ABOVE PHOTO:  U.S. Rep. Chaka Fattah  (AP Photo/Matt Rourke)

Much of the second week of the trial of Congressman Chaka Fattah was focused on his debts and his debtors.

By Denise Clay

When the Fattah for Mayor campaign ended in 2007, it was mired in the kind of debt that campaigns often incur.

During the second week of his trial, the jury hearing the evidence against U.S. Rep. Chaka Fattah got a look at the campaign’s alleged money trail, and saw that it went to some places it shouldn’t have, most notably Drexel University’s bursar’s office.

Brian Thomas Keach, director of governmental and community relations for Drexel, testified that Fattah’s son, Chip, was close to $30,000 in arrears while attending classes at the school in 2007 and had a hold placed on his account.

After trying to get the money from the younger Fattah though a payment arrangement, Keach testified that the Congressman was contacted.
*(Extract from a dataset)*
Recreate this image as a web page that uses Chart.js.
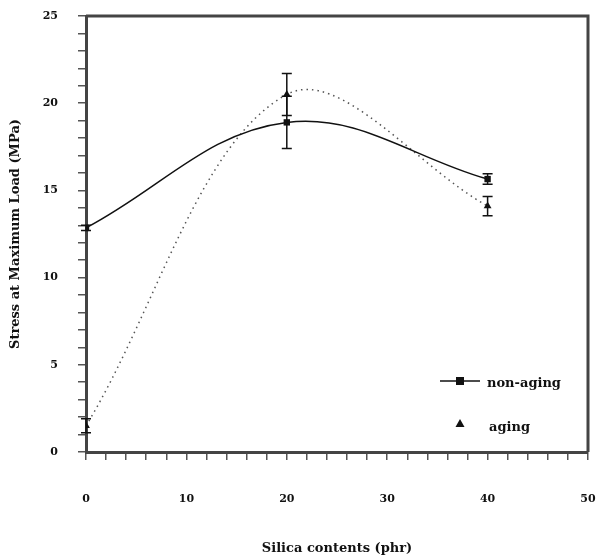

“I talked to Congressman Fattah about his son’s debt and his academic standing,” he said.

After another payment arrangement, Drexel did receive money in the form of checks from Sydney Lei and Associates.

That money, according to the government, came from the Fattah for Mayor campaign, which left some of the campaign’s creditors high and dry.

For example, Gregory Harvey, one of the nation’s premiere election lawyers, was owed $84,000 by the Fattah campaign for work he had done in connection with a lawsuit filed regarding campaign finance limits. Lobbyist and former Deputy Mayor Herbert Vederman, a co-defendant in this case, convinced Harvey to go to his firm, Montgomery, McCracken, Walker and Rhodes and ask them to forgive the debt.

Harvey testified that he managed to get $40,000 of the money owed, but wouldn’t have if he knew that the campaign was allegedly misusing funds.

“I believe that it would have been material,” he said.

One of the more colorful witnesses on the stand this week was Robert Dililla, CEO of the advertising and public relations firm Strategic Message Design Group. SMDG prepared and printed campaign materials for the Fattah for Mayor campaign.

Dililla told the story of his trying to get paid from the campaign so that he could in turn pay the printers and designers he worked with. Invoices went back and forth and ultimately, he sent a email to Fattah for Mayor officials telling them that since one of his vendors was about to sue him for nonpayment, he’d have to consider doing the same to Fattah.

That led to a phone call from political powerbroker George Burrell. When Burrell asked him if he really wanted to take on a sitting congressman, Dililla’s answer was, well, colorful.

“I told him that he if wanted this to go away, pay the f*%ing bill!” he said.

This is the second week of the trial against Fattah and his four co-defendants— Karen Nicholas, former CEO of the Education Advancement Alliance, former Fattah aide Bonnie Bowser, Vederman, and former Solutions for Progress CEO Robert Brand-on a variety of charges ranging from conspiracy to money laundering.

The group is being tried on these charges in connection with a $1 million loan that was taken out illegally for Fattah’s 2007 Mayoral campaign and with using educational grants from NASA and the Department of Justice to pay it back.

The trial continues on Tuesday.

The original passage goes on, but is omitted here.